* [Given instruction]: Write out the whole listing, matching it exactly.

* [Given material]:
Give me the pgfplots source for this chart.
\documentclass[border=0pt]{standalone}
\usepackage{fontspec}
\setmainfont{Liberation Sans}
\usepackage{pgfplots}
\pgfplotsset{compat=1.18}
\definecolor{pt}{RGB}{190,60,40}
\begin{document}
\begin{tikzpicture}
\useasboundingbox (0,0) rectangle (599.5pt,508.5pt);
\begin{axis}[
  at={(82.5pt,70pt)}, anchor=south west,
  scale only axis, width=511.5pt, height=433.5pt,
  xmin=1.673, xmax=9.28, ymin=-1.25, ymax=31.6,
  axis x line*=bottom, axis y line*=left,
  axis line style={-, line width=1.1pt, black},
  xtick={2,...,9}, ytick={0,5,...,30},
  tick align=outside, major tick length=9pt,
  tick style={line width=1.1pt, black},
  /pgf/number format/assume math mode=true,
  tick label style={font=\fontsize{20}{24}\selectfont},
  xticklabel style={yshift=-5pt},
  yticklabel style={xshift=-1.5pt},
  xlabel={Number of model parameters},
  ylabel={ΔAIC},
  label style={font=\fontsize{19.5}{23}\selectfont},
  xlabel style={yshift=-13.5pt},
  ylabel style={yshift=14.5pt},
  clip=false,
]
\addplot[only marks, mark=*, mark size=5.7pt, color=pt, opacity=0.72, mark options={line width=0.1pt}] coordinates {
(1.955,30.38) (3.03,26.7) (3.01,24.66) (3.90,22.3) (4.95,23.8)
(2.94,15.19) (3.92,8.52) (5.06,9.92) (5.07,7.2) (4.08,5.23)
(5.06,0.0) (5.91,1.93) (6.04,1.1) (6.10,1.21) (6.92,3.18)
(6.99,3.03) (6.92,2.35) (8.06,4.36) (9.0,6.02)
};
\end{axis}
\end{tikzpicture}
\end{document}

* [Result for this task]:
Give me the pgfplots source for this chart.
\documentclass[border=0pt]{standalone}
\usepackage{fontspec}
\setmainfont{Liberation Sans}
\usepackage{pgfplots}
\pgfplotsset{compat=1.18}
\definecolor{pt}{RGB}{190,60,40}
\begin{document}
\begin{tikzpicture}
\useasboundingbox (0,0) rectangle (599.5pt,508.5pt);
\begin{axis}[
  at={(82.5pt,70pt)}, anchor=south west,
  scale only axis, width=511.5pt, height=433.5pt,
  xmin=1.673, xmax=9.28, ymin=-1.25, ymax=31.6,
  axis x line*=bottom, axis y line*=left,
  axis line style={-, line width=1.1pt, black},
  xtick={2,...,9}, ytick={0,5,...,30},
  tick align=outside, major tick length=9pt,
  tick style={line width=1.1pt, black},
  /pgf/number format/assume math mode=true,
  tick label style={font=\fontsize{20}{24}\selectfont},
  xticklabel style={yshift=-5pt},
  yticklabel style={xshift=-1.5pt},
  xlabel={Number of model parameters},
  ylabel={ΔAIC},
  label style={font=\fontsize{19.5}{23}\selectfont},
  xlabel style={yshift=-13.5pt},
  ylabel style={yshift=14.5pt},
  clip=false,
]
\addplot[only marks, mark=*, mark size=5.7pt, color=pt, opacity=0.72, mark options={line width=0.1pt}] coordinates {
(1.955,30.38) (3.03,26.7) (3.01,24.66) (3.90,22.3) (4.95,23.8)
(2.94,15.19) (3.92,8.52) (5.06,9.92) (5.07,7.2) (4.08,5.23)
(5.06,0.0) (5.91,1.93) (6.04,1.1) (6.10,1.21) (6.92,3.18)
(6.99,3.03) (6.92,2.35) (8.06,4.36) (9.0,6.02)
};
\end{axis}
\end{tikzpicture}
\end{document}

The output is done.